2014 GSA Annual Meeting in Vancouver, British Columbia (19–22 October 2014)

Paper No. 127-9
Presentation Time: 11:00 AM

A NEW BOND VALENCE BASED FORCE FIELD AND EQUATION OF STATE FOR AL, SI, O, AND H


WANDER, Matthew C.F.1, ANDROS, Charles S.1, LIND, Larissa1 and BICKMORE, Barry R.2, (1)Geological Sciences, Brigham Young University, S-389 ESC, Provo, UT 84602, (2)Department of Geological Sciences, Brigham Young University, S-389 ESC, Provo, UT 84602

This project follows work on the multi-pole expansion to the bond valence model (BVM), which incorporates directionalized components in the bonding model. We intend to create a new version of the BVM suitable not just for structure rationalization, but structure prediction and molecular dynamics. We have utilized the bond force models of Badger and Jonson as the basis for equating Bond Order and Bond Valence in both crystals and molecules. This model considers the bond order to be the force of the bond proportional to some standard single bond and is universal for all types of bonds: ionic, covalent, metallic etc.
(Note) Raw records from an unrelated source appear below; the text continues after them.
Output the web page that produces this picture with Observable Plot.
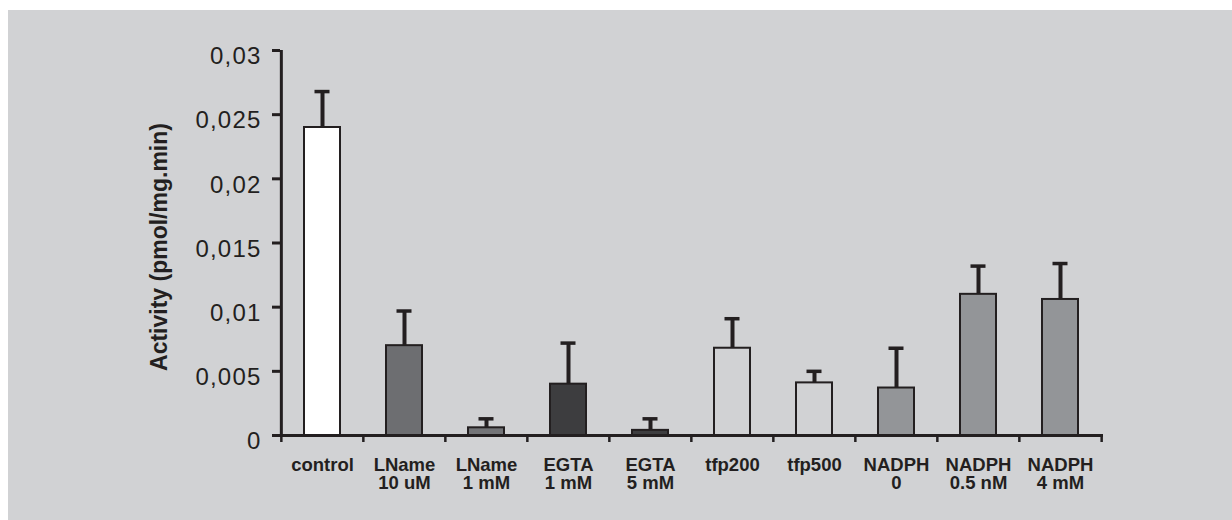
<!DOCTYPE html>
<html>
<head>
<meta charset="utf-8">
<script src="https://cdn.jsdelivr.net/npm/d3@7"></script>
<script src="https://cdn.jsdelivr.net/npm/@observablehq/plot@0.6"></script>
<style>
  html, body { margin: 0; padding: 0; background: #ffffff; }
  #wrap { position: relative; width: 1232px; height: 520px; overflow: hidden; }
  #panel { position: absolute; left: 8px; top: 10px; right: 0; bottom: 0; background: #d1d2d4; }
  #chart { position: absolute; left: 0; top: 0; }
  #chart g[aria-label="y-axis tick label"] text { letter-spacing: 1.2px; }
</style>
</head>
<body>
<div id="wrap"><div id="panel"></div><div id="chart"></div></div>
<script>
// ---- data ----
const categories = ["control", "LName\n10 uM", "LName\n1 mM", "EGTA\n1 mM", "EGTA\n5 mM",
                    "tfp200", "tfp500", "NADPH\n0", "NADPH\n0.5 nM", "NADPH\n4 mM"];
const means  = [0.0240, 0.0070, 0.0006, 0.0040, 0.0004, 0.0068, 0.0041, 0.0037, 0.0110, 0.0106];
const errors = [0.0028, 0.0027, 0.0007, 0.0032, 0.0009, 0.0023, 0.0009, 0.0031, 0.0022, 0.0028];
const yTicks = [0, 0.005, 0.01, 0.015, 0.02, 0.025, 0.03];
const yLabel = "Activity (pmol/mg.min)";
// styles (kept separate from data)
const barFills = ["#ffffff", "#6d6e71", "#737477", "#3d3d3f", "#3d3d3f",
                  "#d1d2d4", "#d1d2d4", "#939598", "#939598", "#939598"];

const ink = "#231f20";
const W = 1232, H = 520, mL = 280, mR = 129, mT = 50, mB = 85;
const step = (W - mL - mR) / categories.length;

const data = categories.map((c, i) => ({cat: c, value: means[i], upper: means[i] + errors[i], fill: barFills[i]}));
const fmt = d => d === 0 ? "0" : String(+d.toFixed(3)).replace(".", ",");

const chart = Plot.plot({
  width: W, height: H,
  marginLeft: mL, marginRight: mR, marginTop: mT, marginBottom: mB,
  style: {background: "transparent", color: ink, fontFamily: "'Liberation Sans', Arial, sans-serif"},
  x: {type: "band", domain: categories, paddingInner: 0.56, paddingOuter: 0.28, axis: null},
  y: {domain: [0, 0.03], axis: null},
  color: {type: "identity"},
  marks: [
    // error bars (stem + cap)
    Plot.ruleX(data, {x: "cat", y1: "value", y2: "upper", stroke: ink, strokeWidth: 4}),
    Plot.tickY(data, {x: "cat", y: "upper", stroke: ink, strokeWidth: 3.5, insetLeft: 10.5, insetRight: 10.5}),
    // bars
    Plot.barY(data, {x: "cat", y: "value", fill: "fill", stroke: ink, strokeWidth: 2}),
    // y axis line
    Plot.ruleX([categories[0]], {x: d => d, y1: 0, y2: 0.03, dx: -step / 2, stroke: ink, strokeWidth: 3}),
    // x axis line
    Plot.ruleY([0], {stroke: ink, strokeWidth: 3}),
    // x ticks at band boundaries
    Plot.ruleX(categories, {x: d => d, y1: 0, y2: 0, insetBottom: -7, dx: -step / 2, stroke: ink, strokeWidth: 2.5}),
    Plot.ruleX([categories[categories.length - 1]], {x: d => d, y1: 0, y2: 0, insetBottom: -7, dx: step / 2, stroke: ink, strokeWidth: 2.5}),
    // y ticks
    Plot.axisY({ticks: yTicks, tickSize: 8, tickFormat: () => "", stroke: ink, strokeWidth: 3}),
    // y tick labels
    Plot.axisY({ticks: yTicks, tickSize: 0, tickPadding: 19, dy: 6, tickFormat: fmt, fontSize: 24, fill: ink}),
    // x labels
    Plot.text(data, {x: "cat", y: 0, text: "cat", dy: 23, lineAnchor: "top", lineHeight: 0.95,
                     fontSize: 18.5, fontWeight: "bold", fill: ink}),
    // y axis title
    Plot.text([yLabel], {frameAnchor: "left", text: d => d, rotate: -90, dx: -121, dy: 4, textAnchor: "middle",
                         fontSize: 23, fontWeight: "bold", fill: ink})
  ]
});
document.getElementById("chart").appendChild(chart);
</script>
</body>
</html>
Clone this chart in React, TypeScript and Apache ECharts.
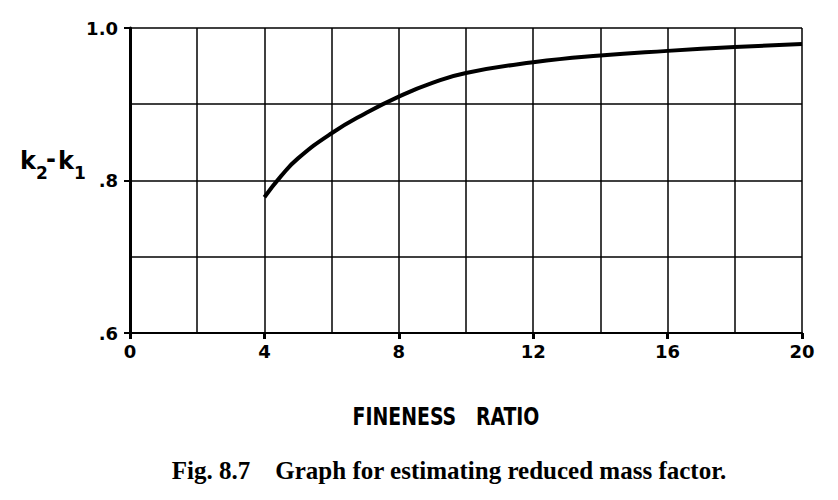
import React, { useEffect, useRef } from "react";
import * as echarts from "echarts";

const fineness = [4, 4.5, 5, 6, 7, 8, 9, 10, 12, 14, 16, 18, 20];
const k2k1 = [0.778, 0.806, 0.829, 0.862, 0.888, 0.91, 0.928, 0.941, 0.955, 0.964, 0.97, 0.975, 0.979];
const xTicks = [0, 4, 8, 12, 16, 20];
const yTickLabels: Record<string, string> = { "0.6": ".6", "0.8": ".8", "1": "1.0" };

export default function App() {
  const ref = useRef<HTMLDivElement>(null);
  useEffect(() => {
    if (!ref.current) return;
    const chart = echarts.init(ref.current, undefined, { renderer: "svg" });
    const lbl = { color: "#000", fontFamily: "DejaVu Sans", fontWeight: "bold" as const, fontSize: 18 };
    const kStyle = { fontFamily: "DejaVu Sans", fontWeight: "bold" as const, fontSize: 24, fill: "#000" };
    const sStyle = { fontFamily: "DejaVu Sans", fontWeight: "bold" as const, fontSize: 17, fill: "#000" };
    chart.setOption({
      animation: false,
      backgroundColor: "#fff",
      grid: { left: 130, right: 36, top: 28, bottom: 167, containLabel: false },
      xAxis: {
        type: "value",
        min: xTicks[0],
        max: xTicks[xTicks.length - 1],
        interval: 4,
        axisLine: { show: true, onZero: false, lineStyle: { color: "#000", width: 2 } },
        axisTick: { show: true, length: 6, lineStyle: { color: "#000", width: 3 } },
        axisLabel: { ...lbl, margin: 18, verticalAlign: "middle" },
        splitLine: { show: true, lineStyle: { color: "#000", width: 1.5 } },
        minorTick: { show: false, splitNumber: 2 },
        minorSplitLine: { show: true, lineStyle: { color: "#000", width: 1.5 } },
      },
      yAxis: {
        type: "value",
        min: 0.6,
        max: 1.0,
        interval: 0.2,
        axisLine: { show: true, onZero: false, lineStyle: { color: "#000", width: 3 } },
        axisTick: { show: true, length: 6, lineStyle: { color: "#000", width: 2 } },
        axisLabel: {
          ...lbl,
          margin: 12,
          formatter: (v: number) => yTickLabels[String(Math.round(v * 10) / 10)] ?? "",
        },
        splitLine: { show: true, lineStyle: { color: "#000", width: 1.5 } },
        minorTick: { show: false, splitNumber: 2 },
        minorSplitLine: { show: true, lineStyle: { color: "#000", width: 1.5 } },
      },
      series: [
        {
          type: "line",
          data: fineness.map((x, i) => [x, k2k1[i]]),
          smooth: 0.5,
          symbol: "none",
          lineStyle: { color: "#000", width: 4 },
        },
      ],
      graphic: [
        { type: "text", x: 20, y: 173, style: { ...kStyle, text: "k", verticalAlign: "bottom" } },
        { type: "text", x: 36, y: 181, style: { ...sStyle, text: "2", verticalAlign: "bottom" } },
        { type: "text", x: 46, y: 171, style: { ...kStyle, text: "-", verticalAlign: "bottom" } },
        { type: "text", x: 58, y: 173, style: { ...kStyle, text: "k", verticalAlign: "bottom" } },
        { type: "text", x: 74, y: 181, style: { ...sStyle, text: "1", verticalAlign: "bottom" } },
        {
          type: "text",
          x: 446,
          y: 416,
          scaleY: 1.2,
          style: {
            text: "FINENESS   RATIO",
            fontFamily: "DejaVu Sans Condensed",
            fontWeight: "bold",
            fontSize: 21,
            fill: "#000",
            align: "center",
            verticalAlign: "middle",
          },
        },
        {
          type: "text",
          x: 449,
          y: 470,
          style: {
            text: "Fig. 8.7    Graph for estimating reduced mass factor.",
            fontFamily: "Liberation Serif",
            fontWeight: "bold",
            fontSize: 25,
            fill: "#000",
            align: "center",
            verticalAlign: "middle",
          },
        },
      ],
    });
    return () => chart.dispose();
  }, []);
  return (
    <div
      ref={ref}
      style={{ position: "fixed", left: 0, top: 0, width: 838, height: 500, background: "#fff" }}
    />
  );
}
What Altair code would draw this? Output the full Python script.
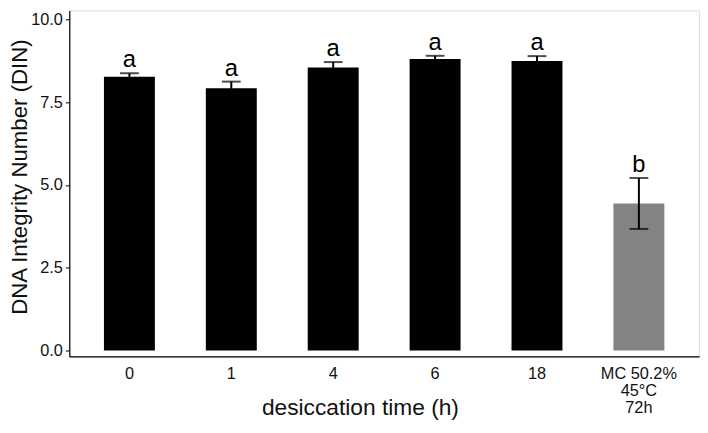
import altair as alt
import pandas as pd

groups = ["0", "1", "4", "6", "18", "MC 50.2%\n45°C\n72h"]
means = [8.27, 7.92, 8.55, 8.80, 8.74, 4.44]
errors = [0.10, 0.20, 0.16, 0.10, 0.15, 0.77]
letters = ["a", "a", "a", "a", "a", "b"]
fills = ["black", "black", "black", "black", "black", "gray"]

df = pd.DataFrame({
    "group": groups,
    "mean": means,
    "err": errors,
    "letter": letters,
    "fill": fills,
})
df["lo"] = df["mean"] - df["err"]
df["hi"] = df["mean"] + df["err"]

FONT = "Liberation Sans"

xenc = alt.X(
    "group:N",
    sort=groups,
    scale=alt.Scale(paddingInner=0.5, paddingOuter=0.34),
    axis=alt.Axis(
        title="desiccation time (h)",
        labelExpr="split(datum.label, '\\n')",
        labelAngle=0,
        labelFontSize=16.5,
        labelColor="#111111",
        labelFont=FONT,
        labelLineHeight=17.5,
        labelPadding=9,
        ticks=False,
        domainColor="black",
        domainWidth=1.2,
        titleFontSize=23,
        titleFont=FONT,
        titleFontWeight="normal",
        titleColor="#111111",
        titleX=294,
        titleY=52,
        titleBaseline="middle",
        titleAlign="center",
    ),
)

yscale = alt.Scale(domain=[-0.18, 10.27], nice=False, zero=False)

bars = alt.Chart(df).mark_bar().encode(
    x=xenc,
    y=alt.Y(
        "mean:Q",
        scale=yscale,
        axis=alt.Axis(
            title="DNA Integrity Number (DIN)",
            values=[0, 2.5, 5, 7.5, 10],
            format=".1f",
            grid=False,
            labelFontSize=16.5,
            labelColor="#111111",
            labelFont=FONT,
            labelPadding=3,
            tickSize=4,
            tickColor="black",
            domainColor="black",
            domainWidth=1.2,
            titleFontSize=22.5,
            titleFont=FONT,
            titleFontWeight="normal",
            titleColor="#111111",
            titleX=-50,
            titleY=168,
            titleAngle=-90,
            titleAlign="center",
            titleBaseline="middle",
        ),
    ),
    y2=alt.Y2(datum=0),
    color=alt.Color(
        "fill:N",
        scale=alt.Scale(domain=["black", "gray"], range=["#000000", "#838383"]),
        legend=None,
    ),
)

rules = alt.Chart(df).mark_rule(color="black", strokeWidth=2).encode(
    x=alt.X("group:N", sort=groups),
    y=alt.Y("lo:Q", scale=yscale),
    y2="hi:Q",
)

caps_hi = alt.Chart(df).mark_tick(color="black", size=19, thickness=2).encode(
    x=alt.X("group:N", sort=groups),
    y=alt.Y("hi:Q", scale=yscale),
)
caps_lo = alt.Chart(df).mark_tick(color="black", size=19, thickness=2).encode(
    x=alt.X("group:N", sort=groups),
    y=alt.Y("lo:Q", scale=yscale),
)

labels = alt.Chart(df).mark_text(
    fontSize=24, font=FONT, color="black", baseline="alphabetic", dy=-6
).encode(
    x=alt.X("group:N", sort=groups),
    y=alt.Y("hi:Q", scale=yscale),
    text="letter:N",
)

chart = (
    alt.layer(bars, rules, caps_hi, caps_lo, labels)
    .properties(
        width=637,
        height=350,
        autosize=alt.AutoSizeParams(type="none"),
        padding={"left": 62, "top": 0, "right": 1, "bottom": 75},
    )
    .configure_view(stroke="transparent", strokeWidth=0)
    .configure(background="white")
)

chart.save("out.html", embed_options={"renderer": "svg", "actions": False})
Utilizing a mixture of crystallographic and vibrational derived experimental structures as well as high level ab initio calculations (CCSD/cc-pVTZ) we demonstrate a force field capable of accurate bond lengths to within 0.02Å. This force field is applied to a pressure series of aluminosilicates spanning a range from 0-30GPa and is able to track the pressure isotherm as well as distinct chemical differences in the different aluminosilicate species under pressure. The ultimate goal of this work is a model with accuracies of less than or about 10 kJ/mol, a value suitable for modeling chemical reactions.